**What you will do:**
Pull out every line containing the string "this".

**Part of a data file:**
:::::

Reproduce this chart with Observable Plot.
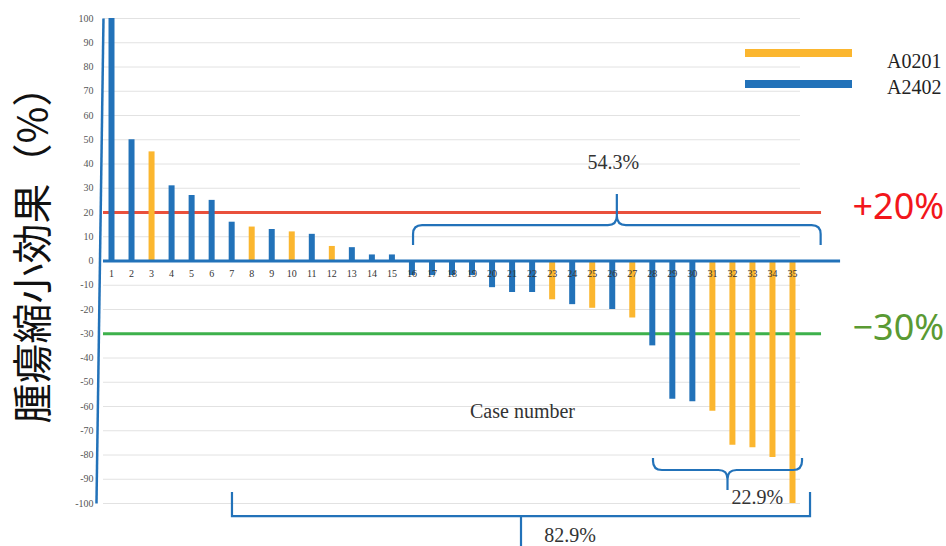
<!DOCTYPE html>
<html>
<head>
<meta charset="utf-8">
<script src="https://cdn.jsdelivr.net/npm/d3@7"></script>
<script src="https://cdn.jsdelivr.net/npm/@observablehq/plot@0.6"></script>
<style>
  body { margin: 0; background: #fff; }
  #wrap { position: relative; width: 946px; height: 546px; overflow: hidden; background: #fff; }
  .sw { position: absolute; left: 745px; width: 107px; height: 8px; }
  .lab { position: absolute; left: 887px; font-family: "Liberation Serif", serif; font-size: 20px; line-height: 20px; color: #222; }
</style>
</head>
<body>
<div id="wrap"></div>
<script>
// ---- data ----
const cases = [1,2,3,4,5,6,7,8,9,10,11,12,13,14,15,16,17,18,19,20,21,22,23,24,25,26,27,28,29,30,31,32,33,34,35];
const values = [100,50,45,31,27,25,16,14,13,12,11,6,5.5,2.5,2.5,-6,-6,-6,-6,-11,-13,-13,-16,-18,-19.5,-20,-23.5,-35,-57,-58,-62,-76,-77,-81,-100];
const groups = ["A2402","A2402","A0201","A2402","A2402","A2402","A2402","A0201","A2402","A0201","A2402","A0201","A2402","A2402","A2402",
                "A2402","A2402","A2402","A2402","A2402","A2402","A2402","A0201","A2402","A0201","A2402","A0201","A2402","A2402","A2402",
                "A0201","A0201","A0201","A0201","A0201"];
const seriesNames = ["A0201", "A2402"];
const yTicks = [-100,-90,-80,-70,-60,-50,-40,-30,-20,-10,0,10,20,30,40,50,60,70,80,90,100];
const thresholdValues = [20, -30];
const thresholdLabels = ["+20%", "\u221230%"];
const yTitle = "腫瘍縮小効果（%）";
const xTitle = "Case number";
const braceLabels = ["54.3%", "22.9%", "82.9%"];

// ---- styles ----
const BLUE = "#2272b9", ORANGE = "#fbb62f";
const seriesColors = [ORANGE, BLUE];
const thresholdLine = ["#e9503c", "#3db14b"];
const thresholdText = ["#f2161b", "#5a9a33"];

// annotation geometry (in case / percent units)
const lineStart = 0.6, thresholdEnd = 36.45, zeroEnd = 37.4;
const braces = [
  {from: 16.08, to: 36.43, end: 6.4, mid: 14.6, tip: 27.4, shape: "curly", lx: 26.05, ly: 40.6},
  {from: 28.06, to: 35.5, end: -81.4, mid: -86.4, tip: -94.6, shape: "curly", lx: 33.25, ly: -97.5},
  {from: 7.04, to: 35.9, end: -95.5, mid: -105.4, tip: -118, shape: "square", lx: 23.9, ly: -113.4}
];

const data = cases.map((c, i) => ({case: c, value: values[i], group: groups[i]}));
const thresholds = thresholdValues.map((v, i) => ({value: v, label: thresholdLabels[i], line: thresholdLine[i], text: thresholdText[i]}));
const braceData = braces.map((b, i) => ({...b, label: braceLabels[i]}));

function braceMark(b) {
  return (index, scales) => {
    const x1 = scales.x(b.from), x2 = scales.x(b.to), xc = (x1 + x2) / 2;
    const ye = scales.y(b.end), ym = scales.y(b.mid), yt = scales.y(b.tip);
    let d;
    if (b.shape === "square") {
      d = `M${x1},${ye}L${x1},${ym}L${x2},${ym}L${x2},${ye}M${xc},${ym}L${xc},${yt}`;
    } else {
      const r = 9;
      const s1 = Math.sign(ym - ye), rv = Math.min(r, Math.abs(ym - ye));
      const st = Math.sign(yt - ym);
      d = `M${x1},${ye}L${x1},${ym - s1 * rv}Q${x1},${ym} ${x1 + r},${ym}L${xc - r},${ym}Q${xc},${ym} ${xc},${ym + st * r}L${xc},${yt}` +
          `M${x2},${ye}L${x2},${ym - s1 * rv}Q${x2},${ym} ${x2 - r},${ym}L${xc + r},${ym}Q${xc},${ym} ${xc},${ym + st * r}`;
    }
    return d3.create("svg:path").attr("d", d).attr("fill", "none")
      .attr("stroke", BLUE).attr("stroke-width", 2.2).node();
  };
}

const plot = Plot.plot({
  width: 946, height: 546,
  marginTop: 18, marginBottom: 43, marginLeft: 103, marginRight: 146,
  x: {domain: [1, 35], range: [111, 792], axis: null},
  y: {domain: [-100, 100]},
  color: {domain: seriesNames, range: seriesColors},
  style: {background: "white", overflow: "visible"},
  marks: [
    Plot.ruleY(yTicks, {stroke: "#e2e2e2", strokeWidth: 1}),
    Plot.axisY({ticks: yTicks, tickSize: 0, tickPadding: 10, tickFormat: d => String(d), label: null,
      fontSize: 10, fontFamily: "Liberation Serif", fill: "#555"}),
    Plot.ruleY(thresholds, {y: "value", x1: lineStart, x2: thresholdEnd, stroke: d => d.line, strokeWidth: 3}),
    Plot.ruleX(data, {x: "case", y1: 0, y2: "value", stroke: "group", strokeWidth: 6}),
    Plot.ruleY([0], {x1: lineStart, x2: zeroEnd, stroke: BLUE, strokeWidth: 3}),
    Plot.link([0], {x1: lineStart, y1: 100, x2: 0.25, y2: -100, stroke: BLUE, strokeWidth: 2.5}),
    Plot.text(data, {x: "case", y: 0, dy: 12.5, text: d => String(d.case), fontSize: 10,
      fontFamily: "Liberation Serif", fill: "#333"}),
    Plot.text(thresholds, {y: "value", frameAnchor: "right", dx: 52, dy: -5, text: "label", fill: d => d.text,
      textAnchor: "start", fontSize: 36, fontFamily: "Noto Sans"}),
    Plot.text([yTitle], {frameAnchor: "left", textAnchor: "middle", lineAnchor: "middle", text: d => d, rotate: -90,
      dx: -69, dy: -16, fontSize: 40, fontFamily: "Noto Sans CJK JP", fill: "#111"}),
    Plot.text([xTitle], {x: () => 21.52, y: () => -62, text: d => d, fontSize: 20,
      fontFamily: "Liberation Serif", fill: "#333"}),
    ...braces.map(braceMark),
    Plot.text(braceData, {x: "lx", y: "ly", text: "label", fontSize: 20,
      fontFamily: "Liberation Serif", fill: "#333"})
  ]
});

const wrap = document.getElementById("wrap");
wrap.appendChild(plot);
// legend
const legendTops = [49, 80], labelTops = [51, 77];
seriesNames.forEach((name, i) => {
  const sw = document.createElement("div");
  sw.className = "sw"; sw.style.top = legendTops[i] + "px"; sw.style.background = seriesColors[i];
  const lab = document.createElement("div");
  lab.className = "lab"; lab.style.top = labelTops[i] + "px"; lab.textContent = name;
  wrap.appendChild(sw); wrap.appendChild(lab);
});
</script>
</body>
</html>
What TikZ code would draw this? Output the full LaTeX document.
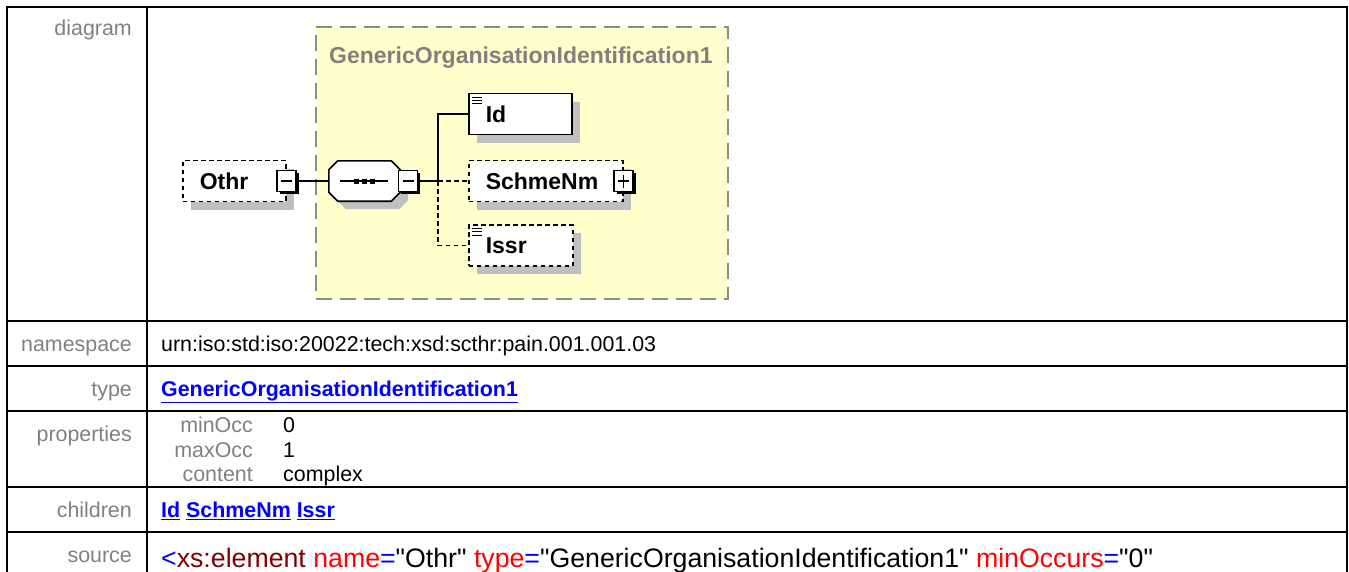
\documentclass[tikz,border=0pt]{standalone}
\usepackage{fontspec}
\setmainfont{Liberation Sans}
\newfontfamily\codefont{Liberation Sans}
\usetikzlibrary{shadows}
\definecolor{typefill}{RGB}{255,255,204}
\definecolor{typeline}{RGB}{140,140,140}
\definecolor{labelgray}{RGB}{128,128,128}
\definecolor{tagred}{RGB}{128,0,0}
\definecolor{attrred}{RGB}{255,0,0}
\definecolor{linkblue}{RGB}{0,0,255}
\begin{document}
\begin{tikzpicture}[x=1pt, y=-1pt,
        every node/.style={inner sep=0pt, font=\fontsize{21.4}{25}\selectfont},
        frame/.style={line width=2.2pt, line cap=rect},
        rowlabel/.style={anchor=base east, text=labelgray},
        rowvalue/.style={anchor=base west},
        linktext/.style={anchor=base west, text=linkblue,
            font=\fontsize{21.4}{25}\selectfont\bfseries},
        codetext/.style={anchor=base west,
            font=\codefont\fontsize{26.7}{30}\selectfont},
        typebox/.style={draw=typeline, fill=typefill, line width=1.8pt,
            dash pattern=on 16pt off 8pt},
        typetitle/.style={anchor=base west, text=labelgray,
            font=\fontsize{23}{27}\selectfont\bfseries},
        elembox/.style={draw, fill=white, line width=1.6pt, anchor=west,
            align=left, inner xsep=17pt, minimum height=41pt,
            text height=16.5pt, text depth=0pt,
            font=\fontsize{23}{27}\selectfont\bfseries,
            drop shadow={shadow xshift=8pt, shadow yshift=-8pt,
                fill=black!25, opacity=1}},
        optional/.style={dash pattern=on 4.5pt off 3.5pt},
        seqarea/.style={minimum width=71pt, minimum height=40pt},
        seqline/.style={draw, fill=white, line width=1.6pt,
            drop shadow={shadow xshift=8pt, shadow yshift=-8pt,
                fill=black!25, opacity=1}},
        togglebox/.style={draw, fill=white, line width=1.4pt,
            minimum width=19pt, minimum height=21pt,
            drop shadow={shadow xshift=2.5pt, shadow yshift=-2.5pt,
                fill=black, opacity=1}},
        minusbox/.style={togglebox, path picture={
            \draw[line width=1.2pt]
              ([xshift=4pt]path picture bounding box.west) --
              ([xshift=-4pt]path picture bounding box.east);}},
        plusbox/.style={togglebox, path picture={
            \draw[line width=1.2pt]
              ([xshift=4pt]path picture bounding box.west) --
              ([xshift=-4pt]path picture bounding box.east);
            \draw[line width=1.2pt]
              ([yshift=-4pt]path picture bounding box.north) --
              ([yshift=4pt]path picture bounding box.south);}},
        docmark/.style={path picture={
            \foreach \k in {0,1,2}
              \draw[solid, line width=0.8pt]
                ([shift={(3pt,{-3.5pt-\k*3.2pt})}]path picture bounding box.north west)
                -- ++(10pt,0pt);}},
        link/.style={line width=1.6pt}
      ]
      \useasboundingbox (0,0) rectangle (1349,571);
      \draw[frame] (7,571) -- (7,7) -- (1347,7) -- (1347,571);
      \draw[frame] (147,7) -- (147,571);
      \foreach \y in {321,366,411,487,532}
        \draw[frame] (7,\y) -- (1347,\y);
      \node[rowlabel] (lbdiagram) at (132,35.5) {diagram};
      \node[rowlabel] (lbnamespace) at (132,351) {namespace};
      \node[rowlabel] (lbtype) at (132,396) {type};
      \node[rowlabel] (lbprops) at (132,441) {properties};
      \node[rowlabel] (lbchildren) at (132,517.5) {children};
      \node[rowlabel] (lbsource) at (132,562) {source};
      \node[rowvalue] (namespace) at (161,351)
      {urn:iso:std:iso:20022:tech:xsd:scthr:pain.001.001.03};
      \node[linktext] (typelink) at (161,396)
      {\underline{GenericOrganisationIdentification1}};
      \node[rowlabel] (lbminocc) at (253,432.5) {minOcc};
      \node[rowlabel] (lbmaxocc) at (253,457.5) {maxOcc};
      \node[rowlabel] (lbcontent) at (253,481) {content};
      \node[rowvalue] (minocc) at (283,432.5) {0};
      \node[rowvalue] (maxocc) at (283,457.5) {1};
      \node[rowvalue] (content) at (283,481) {complex};
      \node[linktext] (childlinks) at (161,517.5)
      {\underline{Id} \underline{SchmeNm} \underline{Issr}};
      \node[codetext] (srccode) at (161,567)
      {{\color{linkblue}<}{\color{tagred}xs:element}
        {\color{attrred}name}{\color{linkblue}=}"Othr"
        {\color{attrred}type}{\color{linkblue}=}"GenericOrganisationIdentification1"
        {\color{attrred}minOccurs}{\color{linkblue}=}"0"};
      \node[typebox, minimum width=412pt, minimum height=272pt] (ctype) at (522,163) {};
      \node[typetitle] (ctypetitle) at (329,63) {GenericOrganisationIdentification1};
      \node[elembox, optional, text width=69pt] (othr) at (182,181) {Othr};
      \node[minusbox] (othrtoggle) at (othr.east) {};
      \node[seqarea] (seq) at (364.5,181) {};
      \path[seqline] ([xshift=9pt]seq.north west) -- ([xshift=-9pt]seq.north east)
        -- ([yshift=-9pt]seq.north east) -- ([yshift=9pt]seq.south east)
        -- ([xshift=-9pt]seq.south east) -- ([xshift=9pt]seq.south west)
        -- ([yshift=9pt]seq.south west) -- ([yshift=-9pt]seq.north west) -- cycle;
      \node[minusbox] (seqtoggle) at ([xshift=8pt]seq.east) {};
      \draw[line width=1.4pt] ([xshift=11pt]seq.west) -- ([xshift=-12pt]seq.east);
      \foreach \dx in {-8,0,8}
        \fill ([xshift=\dx pt]seq.center) +(-2.8pt,-2.5pt) rectangle +(2.8pt,2.5pt);
      \coordinate (branch) at (438,181);
      \node[elembox, docmark, text width=69pt] (id) at (468,114) {Id};
      \node[elembox, optional, text width=120pt] (schmenm) at (468,181) {SchmeNm};
      \node[plusbox] (schmetoggle) at (schmenm.east) {};
      \node[elembox, optional, docmark, text width=70pt] (issr) at (468,245.5) {Issr};
      \draw[link] (othrtoggle.east) -- (seq.west);
      \draw[link] (seqtoggle.east) -- (branch);
      \draw[link] (branch) |- (id.west);
      \draw[link, optional] (branch) -- (schmenm.west);
      \draw[link, optional] (branch) |- (issr.west);
    \end{tikzpicture}
\end{document}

:::::

**Correct result:**
Reproduce this chart with Observable Plot.
What TikZ code would draw this? Output the full LaTeX document.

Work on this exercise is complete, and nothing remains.